── Exercise materials

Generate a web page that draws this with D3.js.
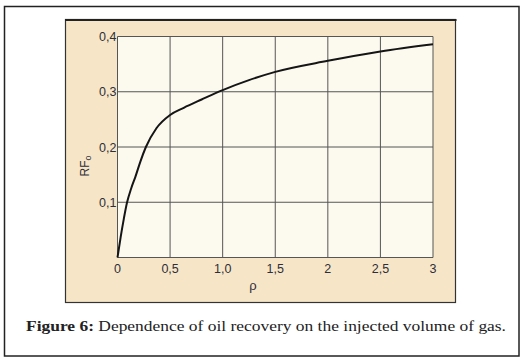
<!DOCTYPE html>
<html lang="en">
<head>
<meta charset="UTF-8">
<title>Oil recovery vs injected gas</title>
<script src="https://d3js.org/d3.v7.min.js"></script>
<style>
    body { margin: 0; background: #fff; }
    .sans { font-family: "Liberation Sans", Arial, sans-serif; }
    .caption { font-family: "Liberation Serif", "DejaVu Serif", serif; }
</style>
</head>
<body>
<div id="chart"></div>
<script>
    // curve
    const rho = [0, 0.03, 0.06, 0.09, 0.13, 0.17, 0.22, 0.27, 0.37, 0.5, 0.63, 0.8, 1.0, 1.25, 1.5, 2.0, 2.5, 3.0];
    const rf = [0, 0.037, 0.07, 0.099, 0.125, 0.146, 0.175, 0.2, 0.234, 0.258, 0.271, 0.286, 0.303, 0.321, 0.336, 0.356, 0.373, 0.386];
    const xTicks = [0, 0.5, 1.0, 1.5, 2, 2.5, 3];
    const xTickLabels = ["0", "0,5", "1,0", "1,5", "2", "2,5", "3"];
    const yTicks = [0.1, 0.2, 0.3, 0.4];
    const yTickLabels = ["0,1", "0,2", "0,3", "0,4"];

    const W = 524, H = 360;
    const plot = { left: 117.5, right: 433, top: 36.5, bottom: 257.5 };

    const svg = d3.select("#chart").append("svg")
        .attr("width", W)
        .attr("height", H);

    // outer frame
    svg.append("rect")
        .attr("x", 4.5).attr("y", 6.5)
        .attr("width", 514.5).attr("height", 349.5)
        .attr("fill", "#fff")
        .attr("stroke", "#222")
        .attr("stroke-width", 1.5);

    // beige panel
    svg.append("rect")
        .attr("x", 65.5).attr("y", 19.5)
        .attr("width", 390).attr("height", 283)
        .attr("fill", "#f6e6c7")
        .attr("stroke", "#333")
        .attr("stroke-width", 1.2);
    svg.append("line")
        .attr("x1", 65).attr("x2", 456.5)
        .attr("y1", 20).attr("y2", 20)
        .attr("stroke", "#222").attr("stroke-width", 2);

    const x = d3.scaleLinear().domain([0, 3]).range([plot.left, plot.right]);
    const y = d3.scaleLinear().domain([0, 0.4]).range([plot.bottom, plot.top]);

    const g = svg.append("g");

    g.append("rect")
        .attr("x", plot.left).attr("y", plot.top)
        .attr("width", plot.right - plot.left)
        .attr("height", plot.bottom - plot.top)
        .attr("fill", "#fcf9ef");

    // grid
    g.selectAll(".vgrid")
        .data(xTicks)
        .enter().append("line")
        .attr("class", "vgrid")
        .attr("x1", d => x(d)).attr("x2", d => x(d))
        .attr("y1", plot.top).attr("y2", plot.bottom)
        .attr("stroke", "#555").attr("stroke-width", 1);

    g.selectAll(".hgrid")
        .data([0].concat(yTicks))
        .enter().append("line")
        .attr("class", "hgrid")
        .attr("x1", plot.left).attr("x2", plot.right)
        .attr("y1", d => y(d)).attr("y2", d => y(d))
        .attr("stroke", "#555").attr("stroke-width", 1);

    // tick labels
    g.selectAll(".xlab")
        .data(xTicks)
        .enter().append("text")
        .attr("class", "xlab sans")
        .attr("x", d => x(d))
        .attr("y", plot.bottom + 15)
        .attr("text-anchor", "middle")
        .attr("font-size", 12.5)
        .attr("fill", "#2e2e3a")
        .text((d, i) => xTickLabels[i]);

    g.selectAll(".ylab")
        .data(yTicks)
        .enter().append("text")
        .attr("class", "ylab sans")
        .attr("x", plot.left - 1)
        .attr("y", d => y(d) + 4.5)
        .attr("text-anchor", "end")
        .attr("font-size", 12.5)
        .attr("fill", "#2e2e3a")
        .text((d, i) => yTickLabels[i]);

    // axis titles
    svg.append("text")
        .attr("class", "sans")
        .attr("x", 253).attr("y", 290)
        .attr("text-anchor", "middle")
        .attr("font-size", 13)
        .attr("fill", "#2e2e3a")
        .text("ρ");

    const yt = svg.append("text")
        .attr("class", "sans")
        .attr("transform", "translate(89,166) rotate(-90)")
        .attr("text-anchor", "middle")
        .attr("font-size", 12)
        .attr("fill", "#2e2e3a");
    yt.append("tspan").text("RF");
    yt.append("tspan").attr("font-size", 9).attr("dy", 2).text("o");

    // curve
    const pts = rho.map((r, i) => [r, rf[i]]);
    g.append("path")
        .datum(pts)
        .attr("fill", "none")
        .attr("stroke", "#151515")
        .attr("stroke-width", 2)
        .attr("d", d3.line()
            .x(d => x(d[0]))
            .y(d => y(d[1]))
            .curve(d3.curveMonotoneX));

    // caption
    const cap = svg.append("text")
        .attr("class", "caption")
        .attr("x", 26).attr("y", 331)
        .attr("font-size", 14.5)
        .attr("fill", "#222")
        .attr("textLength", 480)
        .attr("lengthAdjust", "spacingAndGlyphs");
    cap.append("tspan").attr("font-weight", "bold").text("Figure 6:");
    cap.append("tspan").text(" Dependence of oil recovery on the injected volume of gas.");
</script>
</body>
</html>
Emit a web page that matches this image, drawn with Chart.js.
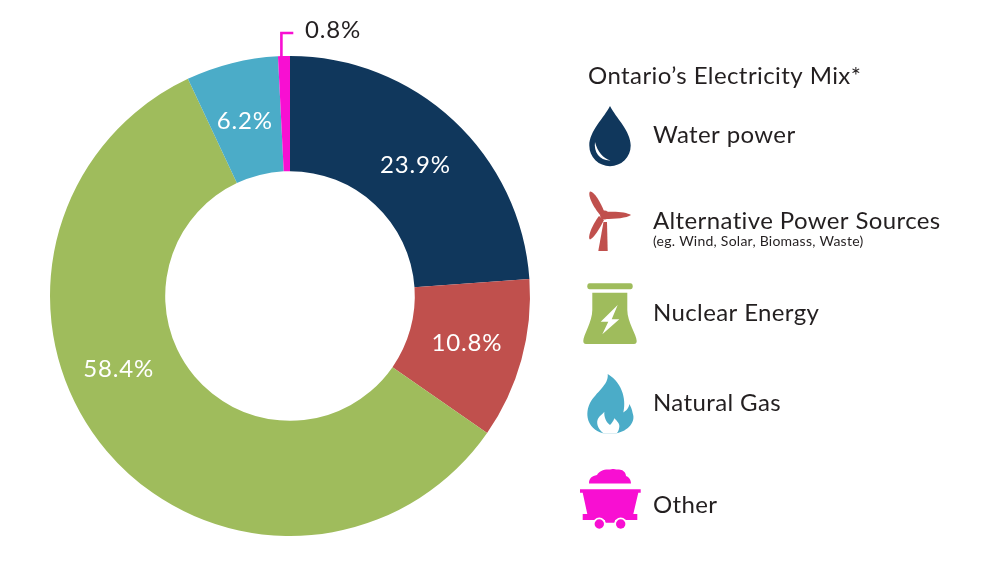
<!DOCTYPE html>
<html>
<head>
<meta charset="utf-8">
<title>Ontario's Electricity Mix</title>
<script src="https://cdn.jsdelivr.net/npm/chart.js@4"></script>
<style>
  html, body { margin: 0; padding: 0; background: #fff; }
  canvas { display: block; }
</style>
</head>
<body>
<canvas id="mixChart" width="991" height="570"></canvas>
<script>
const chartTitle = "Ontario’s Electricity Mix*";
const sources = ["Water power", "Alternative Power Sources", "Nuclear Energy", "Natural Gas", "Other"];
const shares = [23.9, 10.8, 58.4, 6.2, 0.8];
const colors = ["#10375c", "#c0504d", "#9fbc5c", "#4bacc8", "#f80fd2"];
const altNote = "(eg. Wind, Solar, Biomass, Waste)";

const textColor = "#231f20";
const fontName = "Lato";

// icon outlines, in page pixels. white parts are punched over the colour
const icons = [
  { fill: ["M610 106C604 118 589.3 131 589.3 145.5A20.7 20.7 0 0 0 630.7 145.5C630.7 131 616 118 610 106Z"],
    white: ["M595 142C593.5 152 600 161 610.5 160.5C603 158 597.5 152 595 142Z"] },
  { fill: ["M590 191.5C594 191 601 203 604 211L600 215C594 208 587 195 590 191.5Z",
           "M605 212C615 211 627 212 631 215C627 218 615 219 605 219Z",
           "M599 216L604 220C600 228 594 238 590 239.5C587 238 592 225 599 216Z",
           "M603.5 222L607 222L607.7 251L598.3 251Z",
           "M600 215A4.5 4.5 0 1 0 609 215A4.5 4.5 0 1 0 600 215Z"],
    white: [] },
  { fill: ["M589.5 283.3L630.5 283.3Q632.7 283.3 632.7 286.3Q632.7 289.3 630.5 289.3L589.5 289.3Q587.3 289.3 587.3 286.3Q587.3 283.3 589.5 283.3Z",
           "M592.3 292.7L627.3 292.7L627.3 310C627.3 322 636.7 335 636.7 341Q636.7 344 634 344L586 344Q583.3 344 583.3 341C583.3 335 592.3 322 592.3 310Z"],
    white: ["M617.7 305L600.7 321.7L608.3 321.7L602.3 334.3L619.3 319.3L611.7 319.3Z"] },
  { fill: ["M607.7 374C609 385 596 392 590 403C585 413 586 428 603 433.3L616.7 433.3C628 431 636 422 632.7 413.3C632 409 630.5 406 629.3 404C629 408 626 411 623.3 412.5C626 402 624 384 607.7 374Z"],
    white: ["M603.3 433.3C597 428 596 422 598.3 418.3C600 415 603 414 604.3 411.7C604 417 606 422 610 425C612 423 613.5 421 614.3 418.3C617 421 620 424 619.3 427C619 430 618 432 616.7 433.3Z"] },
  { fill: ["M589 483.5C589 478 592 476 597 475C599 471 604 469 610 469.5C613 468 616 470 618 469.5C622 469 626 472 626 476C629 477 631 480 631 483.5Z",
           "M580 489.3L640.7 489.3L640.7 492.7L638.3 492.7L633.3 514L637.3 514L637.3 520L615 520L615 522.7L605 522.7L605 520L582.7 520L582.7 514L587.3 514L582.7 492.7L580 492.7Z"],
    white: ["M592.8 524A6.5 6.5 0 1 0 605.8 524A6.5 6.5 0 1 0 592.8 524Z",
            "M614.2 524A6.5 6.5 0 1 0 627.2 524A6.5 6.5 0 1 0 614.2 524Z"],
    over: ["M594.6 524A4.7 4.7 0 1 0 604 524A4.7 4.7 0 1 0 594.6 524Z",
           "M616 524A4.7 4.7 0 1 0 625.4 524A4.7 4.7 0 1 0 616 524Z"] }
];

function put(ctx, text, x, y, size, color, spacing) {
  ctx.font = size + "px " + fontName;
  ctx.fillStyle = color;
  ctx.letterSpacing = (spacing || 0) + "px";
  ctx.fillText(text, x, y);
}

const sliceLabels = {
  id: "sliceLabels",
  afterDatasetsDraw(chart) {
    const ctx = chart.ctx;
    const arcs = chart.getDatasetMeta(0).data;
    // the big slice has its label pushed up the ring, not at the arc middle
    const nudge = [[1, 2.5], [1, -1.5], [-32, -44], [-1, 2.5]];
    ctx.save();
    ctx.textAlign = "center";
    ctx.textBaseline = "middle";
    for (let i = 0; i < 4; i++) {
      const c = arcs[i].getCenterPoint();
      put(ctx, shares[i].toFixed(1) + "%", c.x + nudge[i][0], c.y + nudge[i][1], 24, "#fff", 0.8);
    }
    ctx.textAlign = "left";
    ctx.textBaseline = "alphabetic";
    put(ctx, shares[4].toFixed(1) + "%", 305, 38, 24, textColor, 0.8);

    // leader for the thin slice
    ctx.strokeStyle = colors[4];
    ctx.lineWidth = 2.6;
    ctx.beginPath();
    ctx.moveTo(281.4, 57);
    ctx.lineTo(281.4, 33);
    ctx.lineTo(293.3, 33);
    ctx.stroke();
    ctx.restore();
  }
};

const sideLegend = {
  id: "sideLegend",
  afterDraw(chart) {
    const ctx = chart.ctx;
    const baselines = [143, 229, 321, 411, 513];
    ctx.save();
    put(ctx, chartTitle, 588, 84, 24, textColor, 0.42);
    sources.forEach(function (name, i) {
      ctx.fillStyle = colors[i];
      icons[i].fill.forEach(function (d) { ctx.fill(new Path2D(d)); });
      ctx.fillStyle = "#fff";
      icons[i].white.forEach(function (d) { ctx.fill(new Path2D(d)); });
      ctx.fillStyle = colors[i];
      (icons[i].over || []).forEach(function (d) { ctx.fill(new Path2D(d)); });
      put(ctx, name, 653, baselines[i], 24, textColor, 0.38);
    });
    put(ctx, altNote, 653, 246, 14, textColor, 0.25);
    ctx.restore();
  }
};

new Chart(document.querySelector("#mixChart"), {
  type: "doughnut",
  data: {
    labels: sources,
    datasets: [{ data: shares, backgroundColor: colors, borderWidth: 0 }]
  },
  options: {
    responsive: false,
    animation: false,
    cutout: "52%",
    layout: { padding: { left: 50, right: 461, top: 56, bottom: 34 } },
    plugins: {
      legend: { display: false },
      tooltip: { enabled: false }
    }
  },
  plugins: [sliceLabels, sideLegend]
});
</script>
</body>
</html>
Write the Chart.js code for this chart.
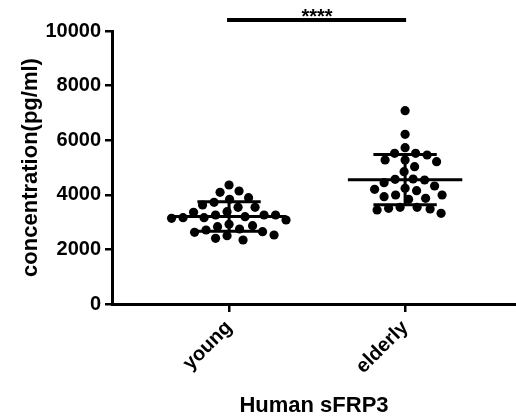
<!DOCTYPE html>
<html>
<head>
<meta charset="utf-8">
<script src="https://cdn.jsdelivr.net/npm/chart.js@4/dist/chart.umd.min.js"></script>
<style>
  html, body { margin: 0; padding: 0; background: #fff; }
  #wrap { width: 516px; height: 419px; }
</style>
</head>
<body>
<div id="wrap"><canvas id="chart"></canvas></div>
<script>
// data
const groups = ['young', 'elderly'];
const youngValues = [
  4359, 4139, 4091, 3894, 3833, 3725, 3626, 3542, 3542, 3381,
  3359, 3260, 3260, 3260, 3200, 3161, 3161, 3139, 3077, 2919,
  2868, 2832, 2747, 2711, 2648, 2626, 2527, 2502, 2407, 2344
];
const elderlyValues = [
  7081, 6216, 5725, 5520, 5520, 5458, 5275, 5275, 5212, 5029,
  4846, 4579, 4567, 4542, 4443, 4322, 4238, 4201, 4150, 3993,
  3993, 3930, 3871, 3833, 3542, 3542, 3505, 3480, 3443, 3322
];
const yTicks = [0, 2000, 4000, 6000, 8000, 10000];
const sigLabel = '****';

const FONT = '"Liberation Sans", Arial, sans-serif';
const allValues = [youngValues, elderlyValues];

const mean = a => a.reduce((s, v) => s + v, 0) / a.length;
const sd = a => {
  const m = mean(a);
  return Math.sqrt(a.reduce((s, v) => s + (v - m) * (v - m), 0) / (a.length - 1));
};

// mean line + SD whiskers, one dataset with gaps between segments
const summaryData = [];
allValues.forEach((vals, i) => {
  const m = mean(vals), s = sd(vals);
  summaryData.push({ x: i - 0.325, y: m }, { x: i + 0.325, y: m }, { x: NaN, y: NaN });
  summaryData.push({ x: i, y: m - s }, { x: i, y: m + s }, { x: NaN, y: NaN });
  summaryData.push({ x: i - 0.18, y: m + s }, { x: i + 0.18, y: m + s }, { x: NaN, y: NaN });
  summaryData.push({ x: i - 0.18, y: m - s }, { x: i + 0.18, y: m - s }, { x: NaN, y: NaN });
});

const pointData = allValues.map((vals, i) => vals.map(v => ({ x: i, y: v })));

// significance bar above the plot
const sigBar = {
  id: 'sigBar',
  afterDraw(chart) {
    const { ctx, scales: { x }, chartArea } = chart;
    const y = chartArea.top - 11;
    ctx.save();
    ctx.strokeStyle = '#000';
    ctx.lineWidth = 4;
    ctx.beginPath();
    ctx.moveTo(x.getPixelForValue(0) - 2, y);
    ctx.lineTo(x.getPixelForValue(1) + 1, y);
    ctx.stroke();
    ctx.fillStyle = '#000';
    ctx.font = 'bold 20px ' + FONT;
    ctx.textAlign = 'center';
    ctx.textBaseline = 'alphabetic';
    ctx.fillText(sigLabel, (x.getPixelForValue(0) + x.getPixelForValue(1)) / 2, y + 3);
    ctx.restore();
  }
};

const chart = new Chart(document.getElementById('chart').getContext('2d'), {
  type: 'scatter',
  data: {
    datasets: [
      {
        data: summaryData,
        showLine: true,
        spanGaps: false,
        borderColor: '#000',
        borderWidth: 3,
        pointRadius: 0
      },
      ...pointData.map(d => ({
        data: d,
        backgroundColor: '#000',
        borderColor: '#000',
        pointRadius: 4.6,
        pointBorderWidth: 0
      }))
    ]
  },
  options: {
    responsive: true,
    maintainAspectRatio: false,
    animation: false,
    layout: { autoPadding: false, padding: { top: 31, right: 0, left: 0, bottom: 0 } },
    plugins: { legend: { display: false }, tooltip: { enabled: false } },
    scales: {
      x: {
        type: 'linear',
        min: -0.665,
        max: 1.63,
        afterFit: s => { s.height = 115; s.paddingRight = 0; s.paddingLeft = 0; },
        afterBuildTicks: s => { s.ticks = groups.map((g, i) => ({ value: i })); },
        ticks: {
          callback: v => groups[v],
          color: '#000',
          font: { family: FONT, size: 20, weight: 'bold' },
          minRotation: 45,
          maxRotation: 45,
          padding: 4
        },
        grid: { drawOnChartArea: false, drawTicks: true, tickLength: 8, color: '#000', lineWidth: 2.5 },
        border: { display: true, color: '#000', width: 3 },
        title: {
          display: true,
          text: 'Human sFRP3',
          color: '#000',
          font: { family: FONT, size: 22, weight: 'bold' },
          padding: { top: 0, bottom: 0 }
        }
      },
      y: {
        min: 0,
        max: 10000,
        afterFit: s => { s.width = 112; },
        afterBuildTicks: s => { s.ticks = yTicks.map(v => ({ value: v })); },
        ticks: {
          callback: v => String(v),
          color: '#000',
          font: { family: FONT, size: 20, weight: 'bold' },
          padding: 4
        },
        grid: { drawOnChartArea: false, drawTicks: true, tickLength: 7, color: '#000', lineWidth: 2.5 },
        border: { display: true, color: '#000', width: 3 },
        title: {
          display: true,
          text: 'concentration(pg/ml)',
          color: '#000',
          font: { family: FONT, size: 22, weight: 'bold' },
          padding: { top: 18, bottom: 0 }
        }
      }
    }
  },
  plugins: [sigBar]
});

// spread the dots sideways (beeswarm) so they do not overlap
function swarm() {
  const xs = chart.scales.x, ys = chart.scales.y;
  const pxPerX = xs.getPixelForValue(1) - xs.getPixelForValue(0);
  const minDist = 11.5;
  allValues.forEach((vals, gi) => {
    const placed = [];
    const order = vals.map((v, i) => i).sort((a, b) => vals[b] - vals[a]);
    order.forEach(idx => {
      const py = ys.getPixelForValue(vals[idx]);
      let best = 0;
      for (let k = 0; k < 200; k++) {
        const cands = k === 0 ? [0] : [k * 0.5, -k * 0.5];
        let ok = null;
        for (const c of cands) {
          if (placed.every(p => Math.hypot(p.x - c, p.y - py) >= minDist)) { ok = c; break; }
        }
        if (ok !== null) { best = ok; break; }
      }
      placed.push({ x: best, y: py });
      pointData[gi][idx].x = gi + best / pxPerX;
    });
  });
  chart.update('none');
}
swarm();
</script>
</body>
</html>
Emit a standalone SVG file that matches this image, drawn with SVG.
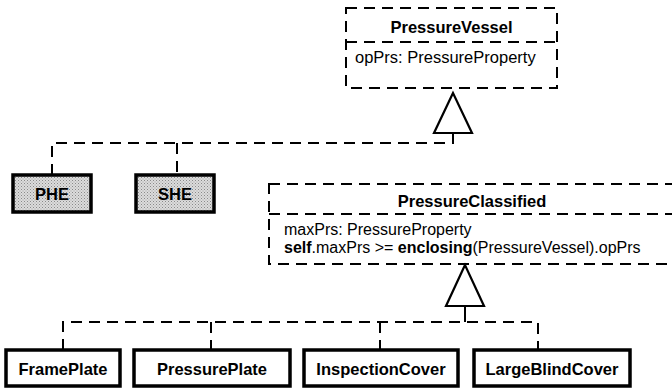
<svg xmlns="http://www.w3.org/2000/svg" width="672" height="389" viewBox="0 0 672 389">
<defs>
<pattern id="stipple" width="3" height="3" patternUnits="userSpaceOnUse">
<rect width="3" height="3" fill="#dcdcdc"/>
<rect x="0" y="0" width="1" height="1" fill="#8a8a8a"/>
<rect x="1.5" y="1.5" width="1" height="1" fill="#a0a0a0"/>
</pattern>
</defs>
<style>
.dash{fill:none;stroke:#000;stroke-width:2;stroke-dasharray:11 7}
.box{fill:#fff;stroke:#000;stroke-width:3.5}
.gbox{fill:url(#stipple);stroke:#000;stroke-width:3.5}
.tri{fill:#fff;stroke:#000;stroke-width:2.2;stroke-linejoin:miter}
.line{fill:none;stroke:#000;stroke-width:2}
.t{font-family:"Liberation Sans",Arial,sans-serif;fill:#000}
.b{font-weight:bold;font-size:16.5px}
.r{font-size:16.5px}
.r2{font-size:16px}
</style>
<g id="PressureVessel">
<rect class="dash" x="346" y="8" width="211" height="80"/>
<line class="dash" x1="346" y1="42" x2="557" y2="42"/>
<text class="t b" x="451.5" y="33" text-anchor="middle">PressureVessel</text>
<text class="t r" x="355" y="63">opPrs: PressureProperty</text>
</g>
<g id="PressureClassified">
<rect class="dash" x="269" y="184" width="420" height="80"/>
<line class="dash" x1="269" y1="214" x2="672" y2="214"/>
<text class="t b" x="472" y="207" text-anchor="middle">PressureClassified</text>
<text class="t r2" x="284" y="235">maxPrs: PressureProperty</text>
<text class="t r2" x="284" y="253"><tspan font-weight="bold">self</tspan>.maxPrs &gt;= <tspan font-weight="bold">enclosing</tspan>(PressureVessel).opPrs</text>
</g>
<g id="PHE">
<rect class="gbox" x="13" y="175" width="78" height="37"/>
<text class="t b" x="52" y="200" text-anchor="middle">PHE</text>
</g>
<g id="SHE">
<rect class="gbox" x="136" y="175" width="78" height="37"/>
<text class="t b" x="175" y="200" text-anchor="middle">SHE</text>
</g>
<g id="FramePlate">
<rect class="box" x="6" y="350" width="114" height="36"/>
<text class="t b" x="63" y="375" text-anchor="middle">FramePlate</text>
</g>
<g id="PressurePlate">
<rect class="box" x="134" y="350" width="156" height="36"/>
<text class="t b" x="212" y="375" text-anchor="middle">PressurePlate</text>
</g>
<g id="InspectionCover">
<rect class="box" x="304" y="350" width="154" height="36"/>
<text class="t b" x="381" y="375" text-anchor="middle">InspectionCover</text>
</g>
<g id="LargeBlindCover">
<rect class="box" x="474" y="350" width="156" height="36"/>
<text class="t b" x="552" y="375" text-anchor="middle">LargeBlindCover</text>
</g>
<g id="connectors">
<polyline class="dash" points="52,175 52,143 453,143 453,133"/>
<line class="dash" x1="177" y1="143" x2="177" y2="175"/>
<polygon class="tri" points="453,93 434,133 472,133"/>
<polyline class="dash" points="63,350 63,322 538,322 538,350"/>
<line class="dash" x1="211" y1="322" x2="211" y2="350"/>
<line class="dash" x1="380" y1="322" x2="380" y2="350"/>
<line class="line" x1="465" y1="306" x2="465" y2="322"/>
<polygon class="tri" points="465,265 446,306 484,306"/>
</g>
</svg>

────

Using the entries above, return each line that includes the word "drawn".

Emit a web page that matches this image, drawn with Chart.js.
Emit a standalone SVG file that matches this image, drawn with SVG.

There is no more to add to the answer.